START

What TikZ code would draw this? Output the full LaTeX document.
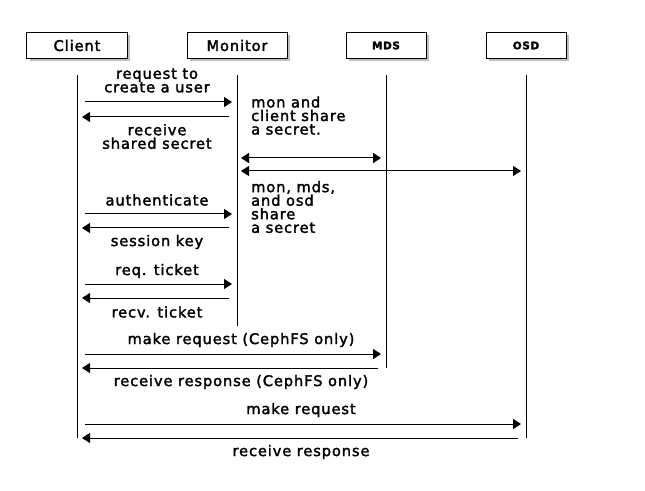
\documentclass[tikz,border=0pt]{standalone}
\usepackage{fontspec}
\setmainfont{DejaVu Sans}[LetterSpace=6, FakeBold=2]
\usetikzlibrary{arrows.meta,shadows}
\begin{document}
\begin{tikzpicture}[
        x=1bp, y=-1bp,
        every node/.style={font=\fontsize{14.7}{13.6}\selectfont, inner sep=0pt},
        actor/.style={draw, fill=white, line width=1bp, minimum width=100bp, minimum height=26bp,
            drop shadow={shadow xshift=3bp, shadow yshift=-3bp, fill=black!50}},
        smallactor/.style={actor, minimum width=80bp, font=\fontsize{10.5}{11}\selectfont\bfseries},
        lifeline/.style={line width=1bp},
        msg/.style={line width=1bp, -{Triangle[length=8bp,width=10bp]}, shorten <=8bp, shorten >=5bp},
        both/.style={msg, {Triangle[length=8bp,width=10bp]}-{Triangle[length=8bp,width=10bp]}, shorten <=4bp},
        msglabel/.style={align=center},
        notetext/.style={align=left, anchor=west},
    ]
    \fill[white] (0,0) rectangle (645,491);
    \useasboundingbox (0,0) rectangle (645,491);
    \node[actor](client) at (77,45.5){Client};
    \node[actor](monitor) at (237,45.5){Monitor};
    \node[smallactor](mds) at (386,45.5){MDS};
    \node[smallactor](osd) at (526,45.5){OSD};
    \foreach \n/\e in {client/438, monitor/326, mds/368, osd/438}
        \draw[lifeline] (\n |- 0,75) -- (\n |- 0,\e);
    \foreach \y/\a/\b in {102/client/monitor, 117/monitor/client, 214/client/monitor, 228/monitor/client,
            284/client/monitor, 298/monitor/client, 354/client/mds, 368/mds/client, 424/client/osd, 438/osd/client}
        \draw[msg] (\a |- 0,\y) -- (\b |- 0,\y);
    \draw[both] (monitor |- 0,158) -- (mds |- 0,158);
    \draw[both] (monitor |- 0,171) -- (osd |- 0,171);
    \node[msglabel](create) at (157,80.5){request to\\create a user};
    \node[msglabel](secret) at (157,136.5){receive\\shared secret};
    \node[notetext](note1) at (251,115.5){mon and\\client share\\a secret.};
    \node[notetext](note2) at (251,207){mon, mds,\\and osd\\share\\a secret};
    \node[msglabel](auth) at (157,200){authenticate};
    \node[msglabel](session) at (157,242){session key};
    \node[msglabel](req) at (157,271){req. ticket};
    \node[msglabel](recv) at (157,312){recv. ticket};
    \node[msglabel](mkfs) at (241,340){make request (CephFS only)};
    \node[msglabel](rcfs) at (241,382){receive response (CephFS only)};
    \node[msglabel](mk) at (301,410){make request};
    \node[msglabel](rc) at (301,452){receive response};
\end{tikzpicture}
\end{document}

END
START

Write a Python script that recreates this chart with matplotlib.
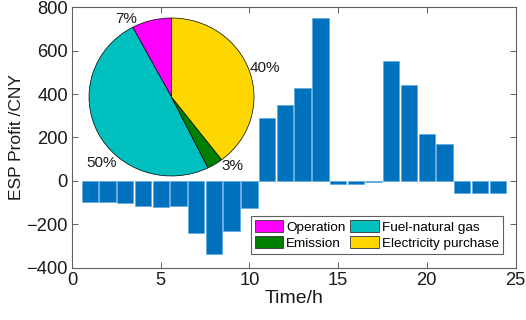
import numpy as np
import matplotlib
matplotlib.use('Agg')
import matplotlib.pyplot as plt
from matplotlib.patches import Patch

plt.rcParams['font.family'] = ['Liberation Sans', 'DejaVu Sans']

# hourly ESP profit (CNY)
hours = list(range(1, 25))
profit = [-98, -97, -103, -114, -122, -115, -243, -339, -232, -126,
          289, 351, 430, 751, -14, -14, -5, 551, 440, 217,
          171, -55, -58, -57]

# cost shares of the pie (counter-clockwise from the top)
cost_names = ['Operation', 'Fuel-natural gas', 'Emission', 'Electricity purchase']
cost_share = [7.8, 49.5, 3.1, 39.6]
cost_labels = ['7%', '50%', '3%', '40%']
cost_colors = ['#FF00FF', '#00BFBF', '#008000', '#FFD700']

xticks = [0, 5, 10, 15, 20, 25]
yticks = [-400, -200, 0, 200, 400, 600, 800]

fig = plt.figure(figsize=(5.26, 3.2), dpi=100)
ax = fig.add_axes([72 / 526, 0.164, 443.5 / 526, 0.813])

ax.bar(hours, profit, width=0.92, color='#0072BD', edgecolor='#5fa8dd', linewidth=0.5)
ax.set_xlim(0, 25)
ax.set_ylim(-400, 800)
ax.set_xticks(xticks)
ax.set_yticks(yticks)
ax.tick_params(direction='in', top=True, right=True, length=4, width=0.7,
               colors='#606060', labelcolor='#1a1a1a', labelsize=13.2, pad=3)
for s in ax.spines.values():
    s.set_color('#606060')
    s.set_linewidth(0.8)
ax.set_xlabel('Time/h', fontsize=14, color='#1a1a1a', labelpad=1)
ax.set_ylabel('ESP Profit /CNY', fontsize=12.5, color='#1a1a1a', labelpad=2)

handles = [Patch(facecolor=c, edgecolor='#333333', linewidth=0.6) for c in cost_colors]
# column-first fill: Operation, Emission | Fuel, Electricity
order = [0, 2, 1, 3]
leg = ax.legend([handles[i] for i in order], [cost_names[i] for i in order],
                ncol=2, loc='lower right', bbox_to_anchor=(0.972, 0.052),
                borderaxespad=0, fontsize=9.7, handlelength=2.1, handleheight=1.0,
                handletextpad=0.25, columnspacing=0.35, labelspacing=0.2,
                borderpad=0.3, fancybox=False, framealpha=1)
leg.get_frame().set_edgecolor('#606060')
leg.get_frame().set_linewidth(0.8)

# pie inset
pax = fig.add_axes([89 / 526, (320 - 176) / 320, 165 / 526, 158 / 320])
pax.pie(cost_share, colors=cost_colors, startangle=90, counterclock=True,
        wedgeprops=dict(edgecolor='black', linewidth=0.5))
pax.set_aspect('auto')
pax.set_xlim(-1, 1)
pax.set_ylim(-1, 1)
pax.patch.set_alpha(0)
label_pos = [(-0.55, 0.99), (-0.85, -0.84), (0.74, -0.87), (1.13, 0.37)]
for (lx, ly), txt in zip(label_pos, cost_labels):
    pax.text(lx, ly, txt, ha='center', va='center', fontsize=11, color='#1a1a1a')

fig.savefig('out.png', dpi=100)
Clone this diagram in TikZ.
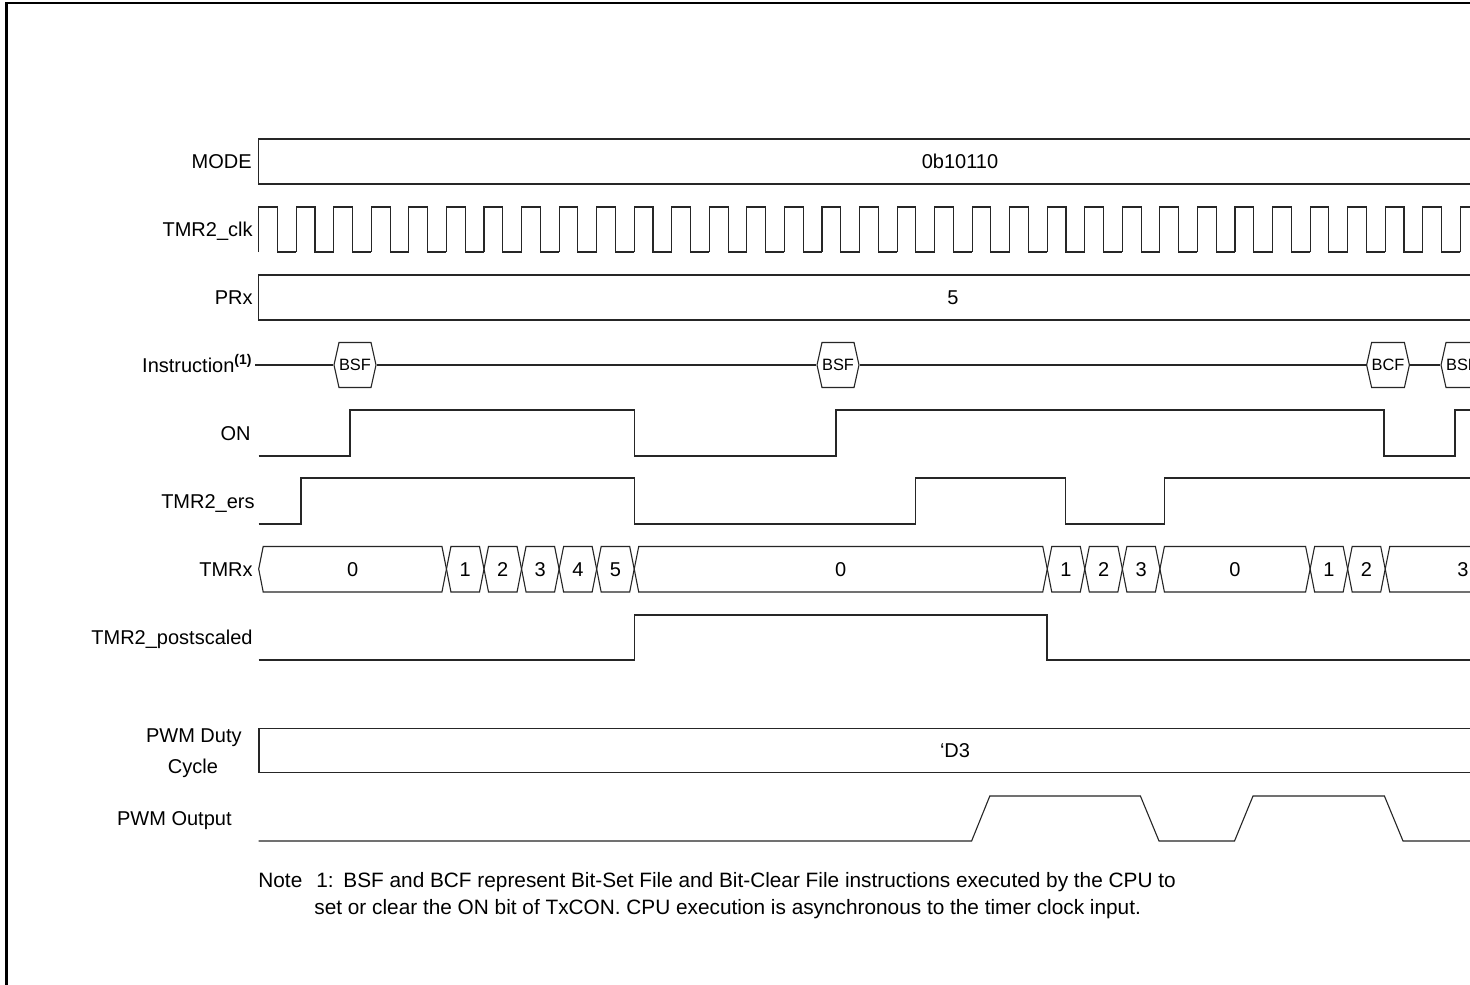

END
START

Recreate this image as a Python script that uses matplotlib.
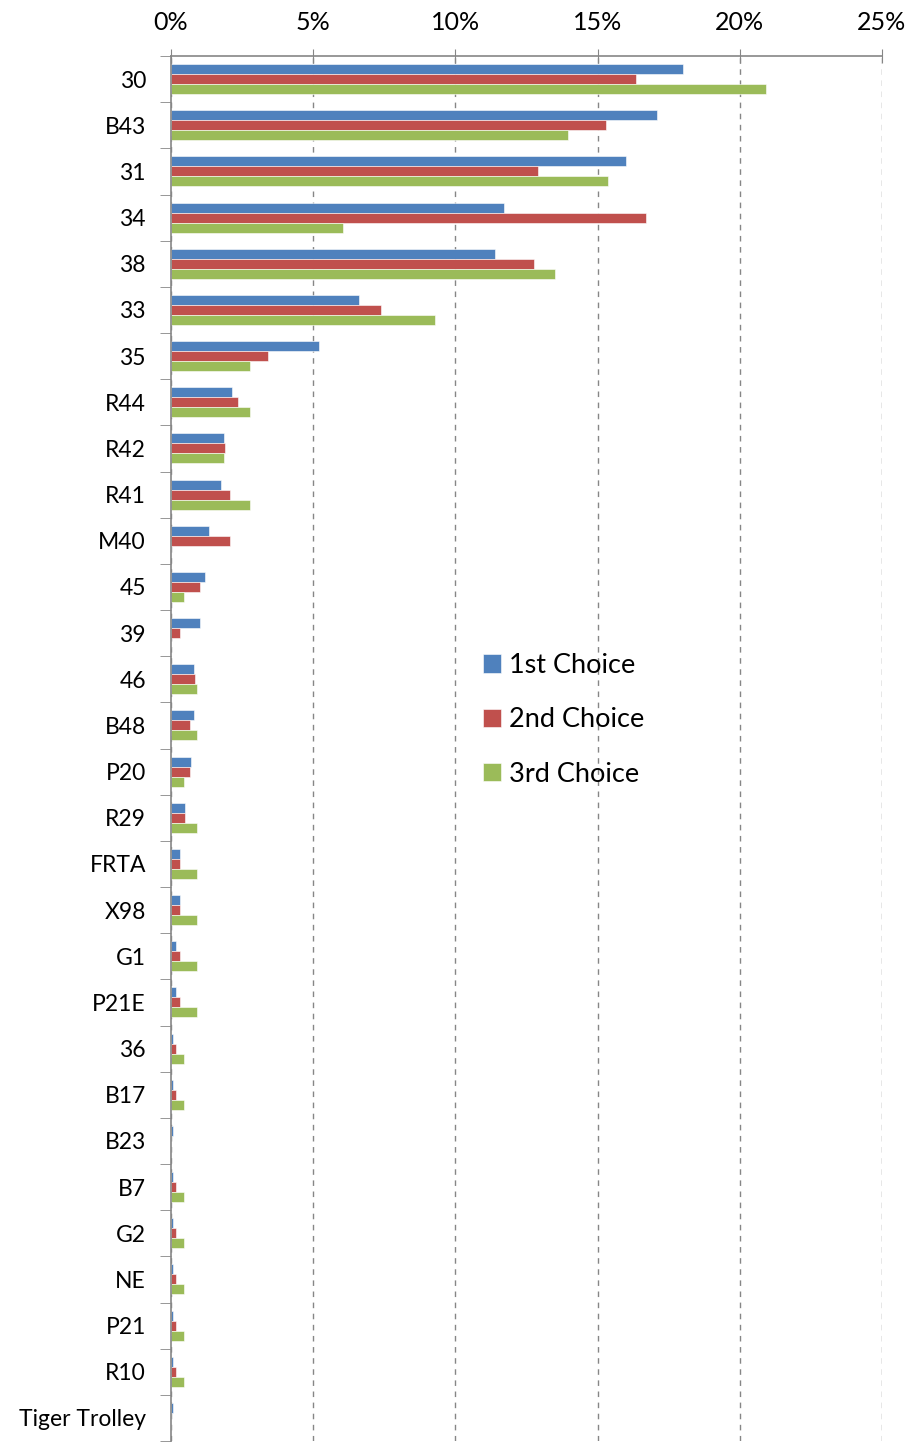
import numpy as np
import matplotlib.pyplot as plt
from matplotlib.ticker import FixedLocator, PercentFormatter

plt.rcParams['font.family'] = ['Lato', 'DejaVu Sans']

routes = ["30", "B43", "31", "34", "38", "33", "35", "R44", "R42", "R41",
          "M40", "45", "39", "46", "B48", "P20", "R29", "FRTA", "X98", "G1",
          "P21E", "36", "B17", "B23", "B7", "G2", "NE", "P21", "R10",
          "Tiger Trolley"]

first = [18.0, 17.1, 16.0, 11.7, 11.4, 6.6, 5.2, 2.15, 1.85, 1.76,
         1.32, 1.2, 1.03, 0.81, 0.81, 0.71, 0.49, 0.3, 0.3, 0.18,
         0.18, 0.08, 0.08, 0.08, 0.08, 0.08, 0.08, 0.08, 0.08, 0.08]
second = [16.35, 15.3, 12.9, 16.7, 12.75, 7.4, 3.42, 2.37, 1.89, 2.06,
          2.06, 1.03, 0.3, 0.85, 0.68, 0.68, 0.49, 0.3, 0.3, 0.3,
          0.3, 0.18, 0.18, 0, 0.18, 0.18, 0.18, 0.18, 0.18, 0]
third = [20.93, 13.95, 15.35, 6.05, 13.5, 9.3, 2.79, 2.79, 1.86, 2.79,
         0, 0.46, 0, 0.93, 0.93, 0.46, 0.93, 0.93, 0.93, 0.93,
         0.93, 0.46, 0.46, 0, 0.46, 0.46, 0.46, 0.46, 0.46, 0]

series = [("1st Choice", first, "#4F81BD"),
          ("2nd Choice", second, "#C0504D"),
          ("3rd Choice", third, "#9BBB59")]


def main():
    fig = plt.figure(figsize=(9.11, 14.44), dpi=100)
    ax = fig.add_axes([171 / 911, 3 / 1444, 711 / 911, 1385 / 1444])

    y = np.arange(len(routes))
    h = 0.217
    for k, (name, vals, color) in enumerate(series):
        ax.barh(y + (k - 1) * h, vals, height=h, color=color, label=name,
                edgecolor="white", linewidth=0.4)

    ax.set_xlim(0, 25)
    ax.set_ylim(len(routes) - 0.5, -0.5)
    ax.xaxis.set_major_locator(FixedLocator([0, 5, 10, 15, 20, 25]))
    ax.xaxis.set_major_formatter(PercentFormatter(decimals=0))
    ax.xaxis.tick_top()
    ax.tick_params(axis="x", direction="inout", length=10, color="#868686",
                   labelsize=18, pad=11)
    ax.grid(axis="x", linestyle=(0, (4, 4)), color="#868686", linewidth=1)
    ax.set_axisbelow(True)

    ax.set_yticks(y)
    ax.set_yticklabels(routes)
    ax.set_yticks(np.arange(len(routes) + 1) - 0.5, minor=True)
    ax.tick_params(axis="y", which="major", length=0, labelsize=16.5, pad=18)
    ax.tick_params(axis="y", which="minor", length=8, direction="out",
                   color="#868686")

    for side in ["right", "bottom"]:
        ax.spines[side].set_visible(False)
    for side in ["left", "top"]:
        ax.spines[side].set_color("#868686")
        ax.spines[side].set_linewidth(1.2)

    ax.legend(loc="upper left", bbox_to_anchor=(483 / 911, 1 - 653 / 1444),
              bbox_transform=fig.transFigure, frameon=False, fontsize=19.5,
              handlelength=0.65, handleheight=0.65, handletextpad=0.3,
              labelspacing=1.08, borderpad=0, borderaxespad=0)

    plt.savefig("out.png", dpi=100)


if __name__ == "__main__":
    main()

END

EXERCISE DESCRIPTION –
Extract the part of the records that opens with the line containing "Write a Python" and closes with the line containing "ax = fig.add_axes([72". Take only those lines, exactly, and no pictures.

OUTPUT OF THE EXERCISE –
Write a Python script that recreates this chart with matplotlib.
import numpy as np
import matplotlib
matplotlib.use('Agg')
import matplotlib.pyplot as plt
from matplotlib.patches import Patch

plt.rcParams['font.family'] = ['Liberation Sans', 'DejaVu Sans']

# hourly ESP profit (CNY)
hours = list(range(1, 25))
profit = [-98, -97, -103, -114, -122, -115, -243, -339, -232, -126,
          289, 351, 430, 751, -14, -14, -5, 551, 440, 217,
          171, -55, -58, -57]

# cost shares of the pie (counter-clockwise from the top)
cost_names = ['Operation', 'Fuel-natural gas', 'Emission', 'Electricity purchase']
cost_share = [7.8, 49.5, 3.1, 39.6]
cost_labels = ['7%', '50%', '3%', '40%']
cost_colors = ['#FF00FF', '#00BFBF', '#008000', '#FFD700']

xticks = [0, 5, 10, 15, 20, 25]
yticks = [-400, -200, 0, 200, 400, 600, 800]

fig = plt.figure(figsize=(5.26, 3.2), dpi=100)
ax = fig.add_axes([72 / 526, 0.164, 443.5 / 526, 0.813])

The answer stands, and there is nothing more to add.